Between July 2016 and June 2018, thousands of dollars in state funding went to “potentially unnecessary” overtime payments to the Massachusetts Environmental Police force, according to an audit from State Auditor Suzanne Bump that alleges “lax practices” and “poor record keeping” by the force.
According to Bump's report, released Wednesday, the department may have improperly paid out overtime to officers on 327 separate times during the audit review period.
The agency enforces boating, hunting, fishing, hunting and recreational vehicle laws, and has been the target of intense scrutiny since issues with management, payroll and incorrect documentation in the agency came to light in 2016.
“The purpose of this audit was to determine whether those conditions that led to overtime abuse were still in existence after they had been brought to people's attention in 2016,” Auditor Suzanne Bump said in an interview with WGBH News Wednesday. “The Baker administration had pledged to eliminate some of these conditions, but we found that they still exist.”
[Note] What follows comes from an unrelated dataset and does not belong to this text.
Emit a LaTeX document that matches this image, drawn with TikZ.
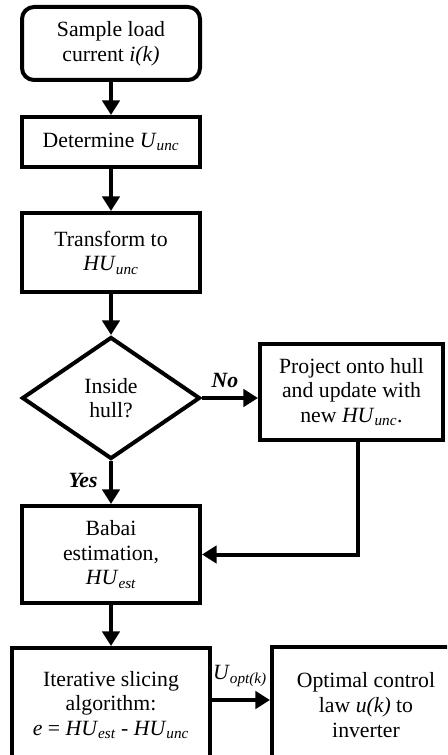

In the report and her interview, Bump focused mainly on the unusual practice of ‘split shifts,’ which allow officers to split their working days into segments, taking overtime assignments and off-duty details between other regular shifts.
The report found that officers worked 1,834 split shifts in which they earned overtime, but did not receive properly documented approval to do so.
The report showed that unapproved overtime payments to 65 officers totaled “as much as” $42,623 in state funding, but does not go so far as to say that all of the payments amounted to fraud — only that they could be, as they were not properly approved or documented. "
“They weren't documenting the approvals, so when you look at all of the cases where time had not been approved, that would be the dollar value of it,” Bump said. “Now, it could be that some of the overtime was approved, and they just never kept a record of it. But that's the amount of unapproved debts, the amount of overtime for which there was no approval documented.”
“They have a culture that is not very attentive to record keeping,” Bump continued, “or to accountability and transparency.”
A spokesperson for Attorney General Maura Healey said her office will be looking into the report.
Environmental Police spokesperson Katie Gronendyke says before the audit was conducted, the agency made improvements to their operations, including changes to the split-shift policy. The agency disagreed with the methodology of the report, claiming the auditors “misinterpreted” data, and said they will continue to “look into” the report.
“Before this audit was conducted, MEP made improvements to the agency’s operations, including changes to the split shift policy,” Gronendyke said. “The MEP approves and pays overtime in full compliance with the collective bargaining agreement and the governing law… there are times that the audit team misinterprets the governing agreements and the audit methodology used does not correspond to the legal requirements for paying overtime.”
The agency says in 2016, the force implemented a policy to reduce the amount of split shifts to 15% of all overtime shifts, while still defending split shifts as a way for the small police force to perform “critical” duties.
The audit looked at 2016-2018, when former Environmental Police Colonel Environmental Police Colonel James McGinn oversaw the department. McGinn was fired in February of 2019, after media coverage exposed the split-shift practice being abused by officers on the force in 2016, and an internal review that year led to discipline for some officers and a promise from the agency to stop the practice.
Still, under the new leadership of Colonel Shaun Santos, who was appointed in February of this year, the practice continues.
Bump said reducing the practice isn’t enough to ensure that overtime fraud isn’t taking place in the agency — split shifts must be forbidden completely.
“There has been a grudging, I would say, curtailment of shift-splitting, but they certainly haven't eliminated the practice,” Bump said, “which is unique among law enforcement agencies in the state because of the potential that it gives to poor policing and overtime abuse.”